Now I'm going to use the generating function $ \displaystyle\sum_{k=2}^{\infty} \zeta(k) z^{k-1} = - \gamma - \psi(1-z)$.

A derivation can be found here.


Then

$\displaystyle \sum_{k=2}^{\infty} (-1)^{k} \zeta(k) z^{k} = \gamma z + z \psi(z+1) $

And upon integrating both sides from $0$ to $z$,

$ \displaystyle \sum_{k=2}^{\infty} \frac{(-1)^{k}}{k+1} \zeta(k) z^{k+1} = \frac{\gamma z^{2}}{2} + z \log \Gamma(z+1) - \int_{0}^{z} \log \Gamma(x+1) \ dx $


So

$ \displaystyle G(z+1) = \frac{z}{2} \log(2 \pi) - \frac{1}{2} z(z+1) - \frac{1}{2}\gamma z^{2} + \frac{1}{2} \gamma z^{2} + z \log \Gamma(z+1) - \int_{0}^{z} \log \Gamma(x+1) \ dx $

$ \displaystyle = \frac{z}{2} \log(2 \pi) - \frac{1}{2} z(z+1) + z \log z + z \log \Gamma(z) -z \log z + z - \int_{0}^{z} \log \Gamma(x) \ dx $

$ \displaystyle = \frac{z}{2} \log(2 \pi) + \frac{z(1-z)}{2} + z \ln \Gamma(z) -\int_{0}^{z} \log \Gamma(x) \ dx $


And by analytic continuation, the equation should be valid for $\text{Re}(z) > 0 $, not just $0 < \text{Re}(z) < 1$.

 

[ZaidAlyafey]

Very nice RV !

 

[Random Variable]

Thanks.

If anyone was interested, about a month ago I asked on Stack Exchange how to show that the infinite product representation satisfies the functional equation. I got a very helpful response. It turns out that it's not hard to show at all.
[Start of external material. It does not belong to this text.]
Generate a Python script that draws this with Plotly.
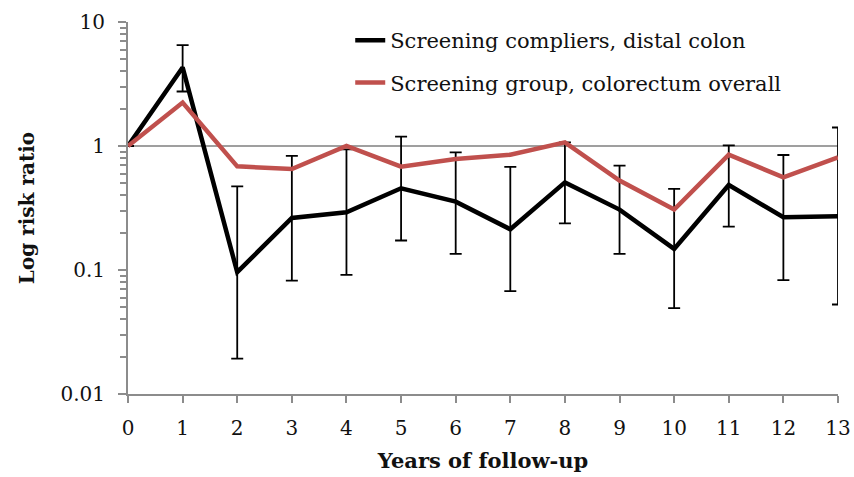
import plotly.graph_objects as go

years = list(range(14))
compliers_distal = [1.0, 4.3, 0.096, 0.263, 0.292, 0.456, 0.356, 0.213, 0.509, 0.307, 0.148, 0.485, 0.266, 0.271]
compliers_upper = [None, 6.5, 0.473, 0.831, 0.94, 1.19, 0.888, 0.678, 1.07, 0.694, 0.451, 1.01, 0.846, 1.41]
compliers_lower = [None, 2.75, 0.0193, 0.0822, 0.0914, 0.173, 0.135, 0.0675, 0.238, 0.135, 0.0493, 0.224, 0.0828, 0.0527]
group_overall = [1.0, 2.24, 0.685, 0.653, 1.0, 0.681, 0.786, 0.851, 1.07, 0.526, 0.307, 0.851, 0.559, 0.81]

err_plus = [0 if u is None else u - v for u, v in zip(compliers_upper, compliers_distal)]
err_minus = [0 if l is None else v - l for l, v in zip(compliers_lower, compliers_distal)]

FONT = "DejaVu Serif"

fig = go.Figure()
fig.add_trace(go.Scatter(
    x=years, y=compliers_distal, mode="lines",
    name="Screening compliers, distal colon",
    line=dict(color="#000000", width=4.5),
    error_y=dict(type="data", symmetric=False, array=err_plus, arrayminus=err_minus,
                 color="#000000", thickness=1.8, width=6),
    legendgroup="a",
))
fig.add_trace(go.Scatter(
    x=years, y=group_overall, mode="lines",
    name="Screening group, colorectum overall",
    line=dict(color="#C0504D", width=4.5),
    legendgroup="b",
))

fig.add_shape(type="line", xref="x", yref="y", x0=0, x1=13, y0=1, y1=1,
              line=dict(color="#404040", width=1.2), layer="below")

fig.update_layout(
    width=854, height=477,
    margin=dict(l=128, r=16, t=22, b=83, autoexpand=False),
    plot_bgcolor="white", paper_bgcolor="white",
    font=dict(family=FONT, size=20, color="#111111"),
    showlegend=True,
    legend=dict(x=0.313, y=1.005, xanchor="left", yanchor="top",
                font=dict(family=FONT, size=21, color="#111111"),
                traceorder="grouped", tracegroupgap=12,
                bgcolor="rgba(0,0,0,0)"),
    xaxis=dict(
        range=[0, 13], tickmode="array", tickvals=years, ticktext=[str(y) for y in years],
        showgrid=False, zeroline=False, showline=True, linecolor="#8c8c8c", linewidth=2,
        ticks="outside", ticklen=7, tickcolor="#8c8c8c", tickwidth=2, automargin=False,
        ticklabelstandoff=8,
        tickfont=dict(family=FONT, size=20, color="#111111"),
        title=dict(text="<b>Years of follow-up</b>", font=dict(family=FONT, size=21, color="#111111"), standoff=14),
    ),
    yaxis=dict(
        type="log", range=[-2, 1], tickmode="array", tickvals=[0.01, 0.1, 1, 10],
        ticktext=["0.01", "0.1", "1", "10"],
        showgrid=False, zeroline=False, showline=True, linecolor="#8c8c8c", linewidth=2,
        ticks="outside", ticklen=8, tickcolor="#8c8c8c", tickwidth=2, automargin=False,
        ticklabelstandoff=9,
        tickfont=dict(family=FONT, size=20, color="#111111"),
        minor=dict(ticks="outside", ticklen=6, tickcolor="#8c8c8c", tickwidth=1.5, dtick="D1", showgrid=False),
        title=dict(text="<b>Log risk ratio</b>", font=dict(family=FONT, size=20, color="#111111"), standoff=20),
    ),
)

fig.write_html("out.html")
The infinite product representation of the Barnes G function - Mathematics Stack Exchange

 

[DreamWeaver]

Very nice indeed, RV...!!

On the subject of the Barnes G-function, have you - in your travails - come across a Fourier expansion? I'm sure there must be one... Would be mighty useful, methinks.